Although theoretically these variations are undesirable for an evaluation, they do represent reality at border control. They provide valuable insights into how robustly or flexibly software reacts to different input material and how reliably and transparently it is handled in terms of feedback to the user and evaluation of the document.
Suitability of AROMA for the systematic evaluation of optical authentication software
The evaluation approach presented here considers various aspects and indicators of the performance of software products for the optical authentication of documents. Due to the systematic limitations described above, not all aspects can be used to the same extent as reliable criteria for comparison or equal ranking of the performance of document inspection software.
Scope and spectrum of testing
Logging according to BSI TR-03135 v2 allows for gathering information about which check routines have been performed. As an initial step, the theoretical potential of the participating documents was screened (see Figure 7) and used as a basis for further analysis by comparing the screening results with the check routines actually performed by the different software products. Furthermore, through assigning the check routines to the various categories of security features, i.e. substrate, security printing or personalisation, it was determined to what extent these categories are covered by the check routines of a software product (see Figure 8). This aspect of the evaluation allows for a direct comparison between the tested software products and is not subject to any systematic limitations in its informative value. However, it should be noted that check routines sometimes cannot be unambiguously assigned to a single category of security features.
Test duration
In principle, logging according BSI TR-03135 v2 enables the evaluation of the duration of the optical inspection for a certain document model. This parameter is of particular interest for border control authorities – especially at busy airports – aiming at minimising inspection times due to high passenger volumes. However, due to the non-operative environment of the tested inspection software tools, the measured values could only be considered as rough estimates and are therefore not presented here.
Identification rates
Typically, the software products use algorithms to identify the document based on image information captured in white light. Nevertheless, manufacturers are free to use other spectral ranges to identify a document beyond doubt (for example: one vendor distinguishes between two models of the French passport based on images taken in UV light). Since the characteristics of the images in these spectral ranges are specific to the configuration of the acquisition devices used, comparability of identification rates between manufacturers in this evaluation is rather limited.
Verification rates
In order to verify a document, the software products perform pattern recognition algorithms based on images acquired with all illumination spectra. Hence, the limitations imposed by the origin of the image material described above are of the highest relevance when comparing verification rates between manufacturers. In fact, a direct comparison of the verification performance between the inspection software products is virtually impossible on the basis of this evaluation method, since it cannot be ruled out that those products dealing with ‘non-native’ image material in the evaluation would deliver significantly different results when employed with proprietary acquisition devices delivering ‘native’ image material. Thus, a statement that software ‘A’ performs better than software ‘B’ is impossible based on the evaluation results.

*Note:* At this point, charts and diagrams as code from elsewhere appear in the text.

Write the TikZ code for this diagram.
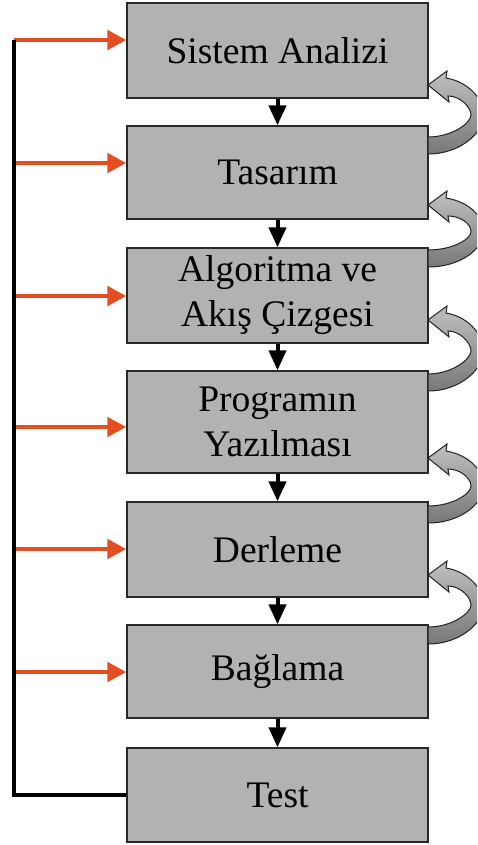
\documentclass[tikz,border=0pt]{standalone}
\usepackage{fontspec}
\setmainfont{Liberation Serif}
\usetikzlibrary{arrows.meta}

\definecolor{boxgray}{RGB}{178,178,178}
\definecolor{boxline}{RGB}{40,40,40}
\definecolor{feedred}{RGB}{228,78,34}
\definecolor{loophi}{RGB}{192,192,192}
\definecolor{looplo}{RGB}{120,120,120}
\definecolor{loopedge}{RGB}{35,35,35}

% Curved grey block arrow on the right: #1 = y of the tip, #2 = y of the tail
\newcommand\loopback[2]{%
  \pgfmathsetmacro\lbm{(#1+#2)/2}%
  \draw[loopline]
    (428,#1) -- (447,#1-14) -- (446,#1-7)
    .. controls (470,#1-3) and (484,\lbm-14) .. (484,\lbm)
    .. controls (484,\lbm+16) and (462,#2+9) .. (428,#2+9)
    -- (428,#2-8)
    .. controls (452,#2-8) and (471,\lbm+8) .. (471,\lbm)
    .. controls (471,\lbm-8) and (460,#1+11) .. (448,#1+11)
    -- (449,#1+17) -- cycle;
}

\begin{document}
\begin{tikzpicture}[x=1pt, y=-1pt,
  box/.style={draw=boxline, line width=1.3pt, fill=boxgray,
    minimum width=301pt, inner sep=0pt, align=center,
    font=\fontsize{37.5}{45}\selectfont},
  down/.style={line width=4pt, -{Triangle[length=20pt, width=17pt]}},
  feed/.style={draw=feedred, line width=4.8pt,
    -{Triangle[length=19pt, width=19pt, fill=feedred]}},
  spine/.style={line width=4.5pt, line join=miter},
  loopline/.style={draw=loopedge, line width=1pt,
    top color=loophi, bottom color=looplo}]

\useasboundingbox (0,0) rectangle (477,845);

% Process steps
\node[box, minimum height=95pt]  (s1) at (277.5,50.5)  {Sistem Analizi};
\node[box, minimum height=93pt]  (s2) at (277.5,172.5) {Tasarım};
\node[box, minimum height=95pt]  (s3) at (277.5,295.5) {Algoritma ve\\Akış Çizgesi};
\node[box, minimum height=102pt] (s4) at (277.5,422)   {Programın\\Yazılması};
\node[box, minimum height=95pt]  (s5) at (277.5,549.5) {Derleme};
\node[box, minimum height=93pt]  (s6) at (277.5,671.5) {Bağlama};
\node[box, minimum height=94pt]  (s7) at (277.5,795)   {Test};

% Forward flow
\foreach \a/\b in {s1/s2, s2/s3, s3/s4, s4/s5, s5/s6, s6/s7}
  \draw[down] (\a.south) -- (\b.north);

% Loops back to the previous step
\begin{scope}
  \clip (0,0) rectangle (477,845);
  \loopback{85}{145}
  \loopback{205}{258}
  \loopback{320}{382}
  \loopback{458}{514}
  \loopback{575}{635}
\end{scope}

% Feedback from testing to every step
\coordinate (fb1) at (14,40);
\coordinate (fb2) at (14,163);
\coordinate (fb3) at (14,296);
\coordinate (fb4) at (14,427);
\coordinate (fb5) at (14,549);
\coordinate (fb6) at (14,672);
\foreach \i in {1,...,6}
  \draw[feed] (fb\i) -- (fb\i -| s\i.west);

\draw[spine] (fb1) |- (s7.west);

\end{tikzpicture}
\end{document}
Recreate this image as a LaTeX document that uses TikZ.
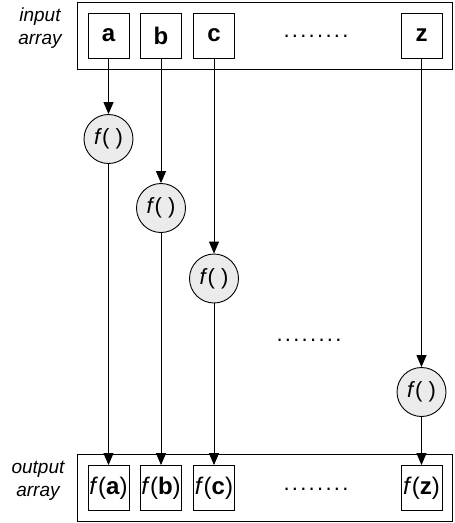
\documentclass[tikz,border=0pt]{standalone}
\usepackage{fontspec}
\setmainfont{Liberation Sans}
\usetikzlibrary{arrows.meta}
\newcommand{\mydots}{.\kern2.3pt.\kern2.3pt.\kern2.3pt.\kern2.3pt.\kern2.3pt.\kern2.3pt.\kern2.3pt.}
\begin{document}
\begin{tikzpicture}[x=1pt,y=-1pt,line width=0.9pt,
  arraybox/.style={draw, minimum width=375pt, minimum height=67pt, inner sep=0pt},
  elem/.style={draw, minimum width=41pt, minimum height=45pt, inner sep=0pt, font=\fontsize{24}{28}\selectfont},
  oelem/.style={elem, font=\fontsize{24}{28}\selectfont},
  fn/.style={draw, circle, fill=black!8, minimum size=49pt, inner sep=0pt, font=\fontsize{22}{26}\selectfont},
  lbl/.style={align=center, font=\itshape\fontsize{19}{23}\selectfont},
  dotsl/.style={font=\fontsize{22}{24}\selectfont},
  arr/.style={-{Triangle[length=12pt,width=10pt]}}]
\useasboundingbox (0,0) rectangle (455,523);
% input array
\node[arraybox] (in) at (264.5,35.5) {};
\node[lbl] (inlbl) at (40,28) {input\\array};
\node[elem] (a) at (108.5,35.5) {\textbf{a}};
\node[elem] (b) at (161,35.5) {\textbf{b}};
\node[elem] (c) at (214,35.5) {\textbf{c}};
\node[elem] (z) at (421.5,35.5) {\textbf{z}};
\node[dotsl] (indots) at (316,36) {\mydots};
% functions
\node[fn] (fa) at (108.5,139) {\textit{f}( )};
\node[fn] (fb) at (161,208) {\textit{f}( )};
\node[fn] (fc) at (214,278.5) {\textit{f}( )};
\node[fn] (fz) at (421.5,392) {\textit{f}( )};
\node[dotsl] (middots) at (309,340) {\mydots};
% output array
\node[arraybox] (out) at (265,488) {};
\node[lbl] (outlbl) at (38,481) {output\\array};
\node[oelem] (oa) at (108.5,488) {\textit{f}(\textbf{a})};
\node[oelem] (ob) at (161,488) {\textit{f}(\textbf{b})};
\node[oelem] (oc) at (214,488) {\textit{f}(\textbf{c})};
\node[oelem] (oz) at (421.5,488) {\textit{f}(\textbf{z})};
\node[dotsl] (outdots) at (316,489) {\mydots};
% connectors
\foreach \s/\f/\t in {a/fa/oa, b/fb/ob, c/fc/oc, z/fz/oz}{
  \draw[arr] (\s.south) -- (\f.north);
  \draw[arr] (\f.south) -- (\t.north);
}
\end{tikzpicture}
\end{document}
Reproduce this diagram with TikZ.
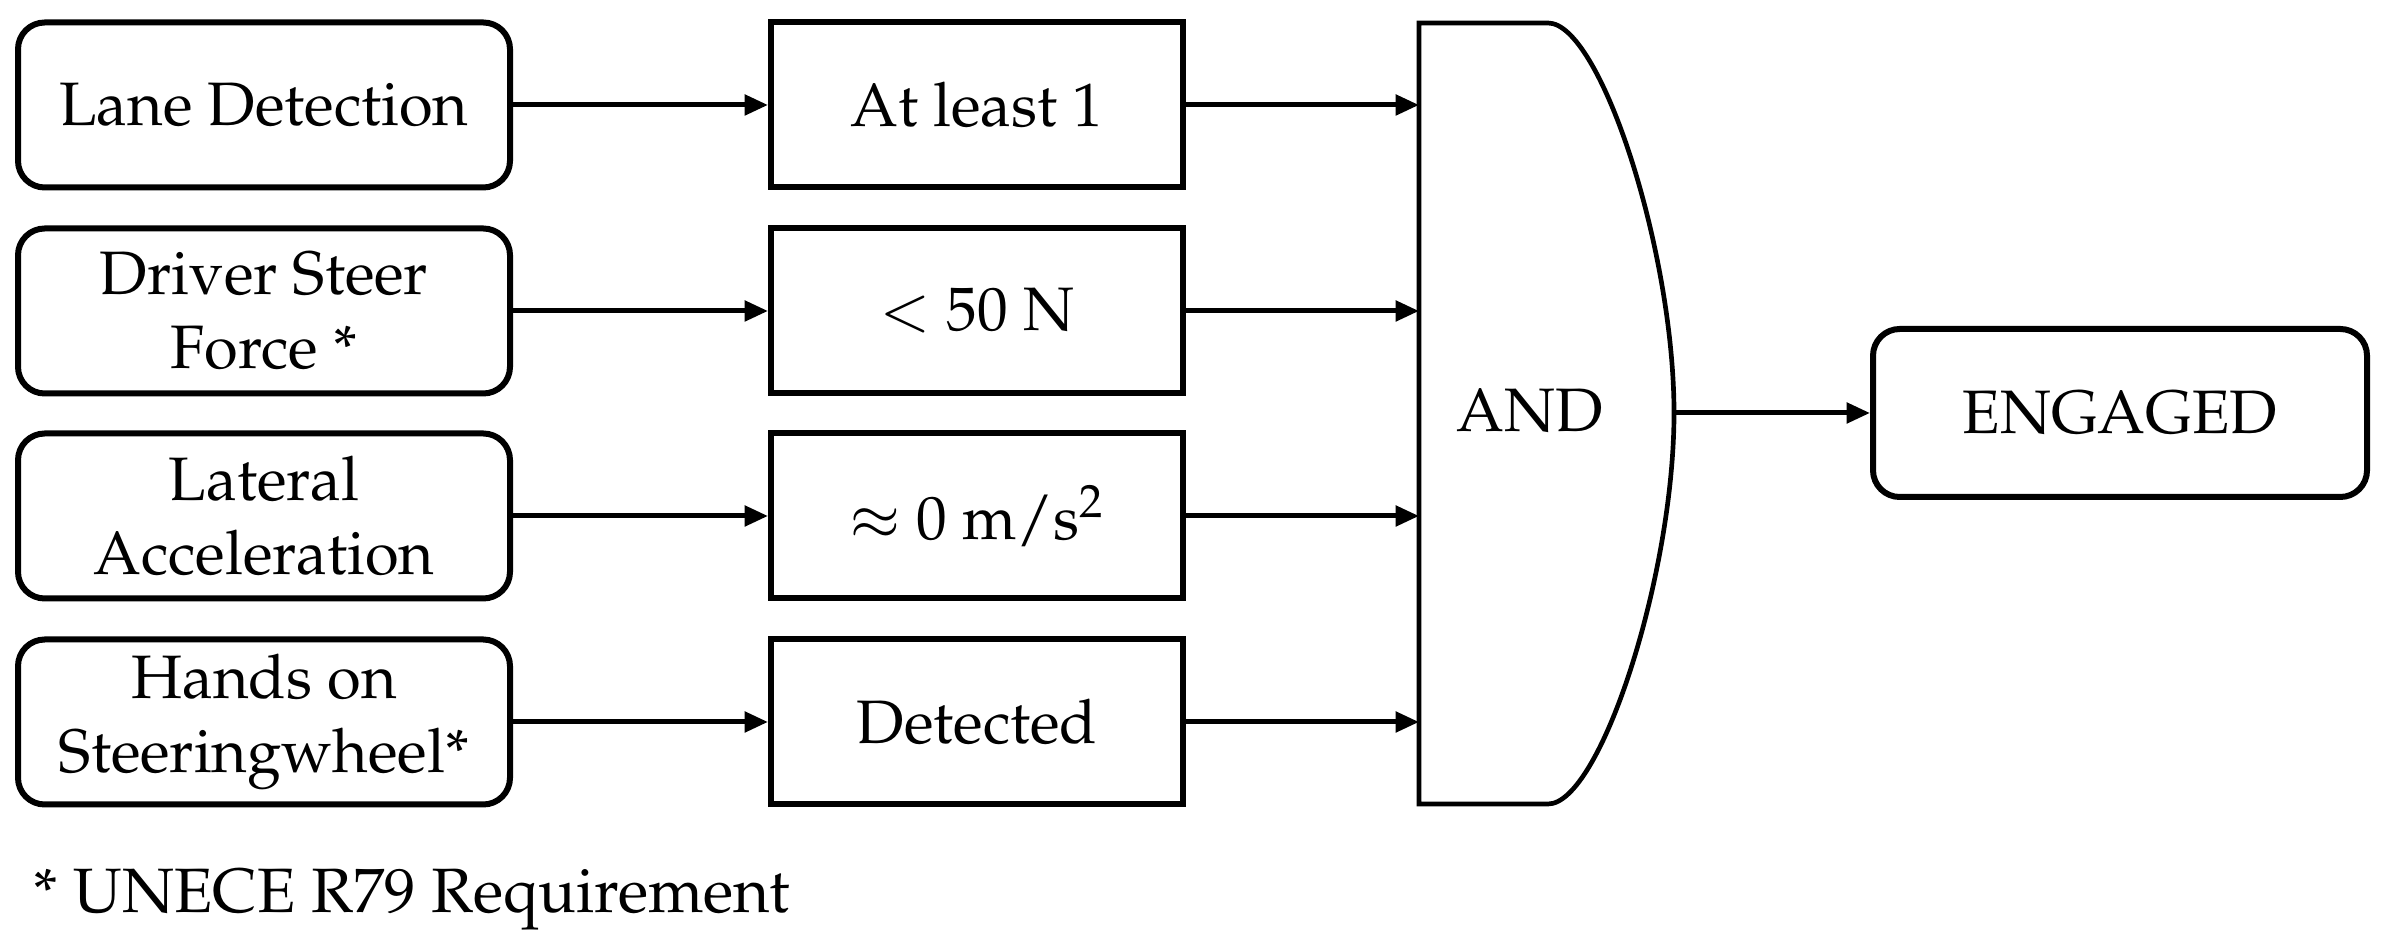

One option to enable a direct comparison between inspection software products would be a standardisation of the image acquisition devices. Such a standardisation could ensure that all manufacturers optimise their software for the same image material, and that additionally, all software products are interoperable with various hardware configurations. However, for this approach, it is crucial that these standardised acquisition devices are actually employed in the operative field. The use of standardised hardware for the sole purpose of an evaluation could potentially lead to performance results being way off the mark, similar to cases like ‘Dieselgate’, for example.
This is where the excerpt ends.